For Everyday Robots, Albarn journeyed to an isolated seaside home in Devon. Veteran producer Richard Russell, a longtime friend, urged Albarn to use his own life as a mirror ball of inspiration. As the leader of Blur, Albarn had lampooned contemporary Britain over buzzy guitar riffs. In his latest work, he shifts his focus inward. Amid lilting strings, tugging piano and soft electronic flourishes, the singer revisits a childhood in East London’s Leytonstone (he recently returned there for inspiration), the paranoia and confusion of his mid-’90s peak celebrity and the hazy heroin fog of the following decade. (“Tinfoil and a lighter, the ship across/ Five days on, two days off,” he sings in one of the album’s most revealing–and heavily dissected–lyrics.) The personal subject matter of his songs, Albarn says, weaves “like a river … to the present.”
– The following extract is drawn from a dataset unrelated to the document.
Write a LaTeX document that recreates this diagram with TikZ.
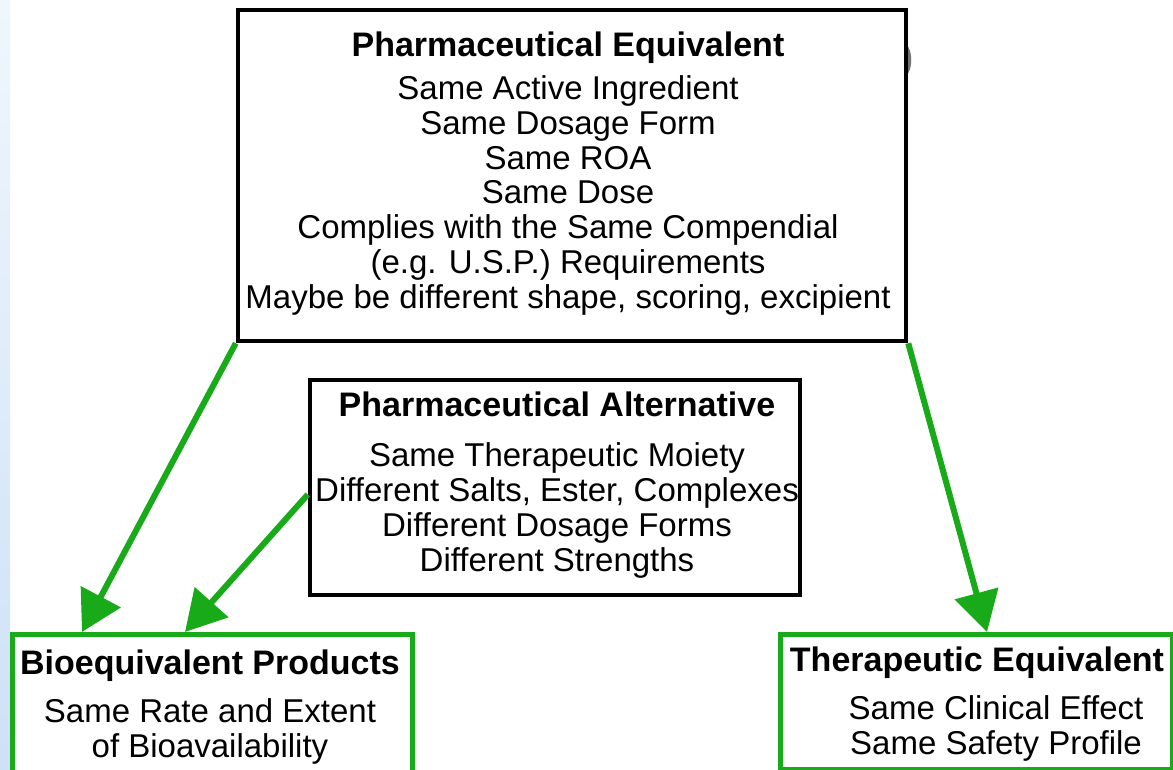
\documentclass[tikz,border=0pt]{standalone}
\usepackage{fontspec}
\setmainfont{Liberation Sans}
\usetikzlibrary{arrows.meta}
\definecolor{arrgreen}{RGB}{24,170,24}
\definecolor{stripTop}{RGB}{240,246,253}
\definecolor{stripBot}{RGB}{205,225,247}
\tikzset{
  blackbox/.style={draw=black, line width=4.5pt, fill=white, inner sep=0pt},
  greenbox/.style={draw=arrgreen, line width=4.5pt, fill=white, inner sep=0pt},
  boxtext/.style={align=center, inner sep=0pt, anchor=base,
    font=\fontsize{33}{34.7}\selectfont},
  arr/.style={draw=arrgreen, line width=6pt,
    -{Triangle[length=40pt,width=44pt]}}
}
\newcommand{\ttlfont}{\fontsize{34}{34.7}\selectfont\bfseries}
\begin{document}
\begin{tikzpicture}[x=1pt,y=-1pt]
\useasboundingbox (0,0) rectangle (1173,770);
\fill[white] (0,0) rectangle (1173,770);
\shade[top color=stripTop, bottom color=stripBot] (0,0) rectangle (10,770);
% small dark artefact right of the top box
\fill[black!55] (906,44) .. controls (913,50) and (913,70) .. (906,76) -- cycle;

% boxes
\node[blackbox, minimum width=668pt, minimum height=331pt] (pe) at (572,175.5) {};
\node[blackbox, minimum width=490pt, minimum height=215pt] (pa) at (555,487.5) {};
\node[greenbox, minimum width=400pt, minimum height=170pt, anchor=north west] (be) at (10,632) {};
\node[greenbox, minimum width=392pt, minimum height=135pt, anchor=north west] (te) at (778,632) {};

% texts (anchor = baseline of the last line)
\node[boxtext] (pet) at (568,308) {{\ttlfont Pharmaceutical Equivalent}\\[8.3pt]
  Same Active Ingredient\\
  Same Dosage Form\\
  Same ROA\\
  Same Dose\\
  Complies with the Same Compendial\\
  (e.g. U.S.P.) Requirements\\
  Maybe be different shape, scoring, excipient};
\node[boxtext] (pat) at (557,571) {{\ttlfont Pharmaceutical Alternative}\\[15.3pt]
  Same Therapeutic Moiety\\
  Different Salts, Ester, Complexes\\
  Different Dosage Forms\\
  Different Strengths};
\node[boxtext] (bet) at (210,757) {{\ttlfont Bioequivalent Products}\\[13.3pt]
  Same Rate and Extent\\
  of Bioavailability};
\node[boxtext] (tet) at (977,754) {{\ttlfont Therapeutic Equivalent}\\[13.3pt]
  \hspace*{38pt}Same Clinical Effect\\
  \hspace*{38pt}Same Safety Profile};

% connectors
\draw[arr] (pe.south west) -- ([xshift=72pt]be.north west);
\draw[arr] ([yshift=-7pt]pa.west) -- ([xshift=175pt]be.north west);
\draw[arr] (pe.south east) -- ([xshift=209pt]te.north west);
\end{tikzpicture}
\end{document}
Albarn, who has a teenage daughter with his longtime girlfriend Suzi Winstanley, the British painter, speaks of his soul-baring turn with great sincerity. As an artist, he has always projected a certain emotional acuity, but he also credits what he refers to as a recent “innate understanding that my life isn’t much different from anyone else’s. I felt [the album] had to be 100% about my life. And if I’m going to be a songwriter, that’s an honest kind of way to go about my trade.”

This openness is central to Albarn’s continued creative streak, Russell says. “Damon has not cut himself off from everyday life,” says the producer. “Damon is a people’s artist. He’s super approachable, and he’s around, and I think that one of the reasons his music continues to be good is because he’s not in a world of bullsh-t, of meaningless celebrity crap. He’s in a world of musicmaking.”

His fellow musicmakers have always responded to his inventiveness. “As far as I’m concerned, he is a genius,” says drummer Allen, who helped pioneer the Afrobeat genre with Fela Kuti several decades before collaborating with Albarn on, among other projects, 2007’s The Good, the Bad & the Queen with the Clash’s Paul Simonon. “He’s the kind of person I’m always looking to work with. Always moving.”

After recently reuniting with Blur for a final tour–“A band in a way can only take you so far,” he says. “Inevitably musicians will go their different ways”–Albarn is optimistic about his forthcoming outing. He’ll be joined by a cadre of the collaborators he’s accumulated on his musical odyssey, a reflection of his desire to keep experimenting.

“It’s fantastic,” he says, “because at some point I’ll be able to turn around and say, ‘I want to play this song,’ and really intuitively gauge the mood of an audience, which is something that I love. Just that sense of everyone together onstage … allowing the evening to sort of evolve without too much planning. That’s my dream.”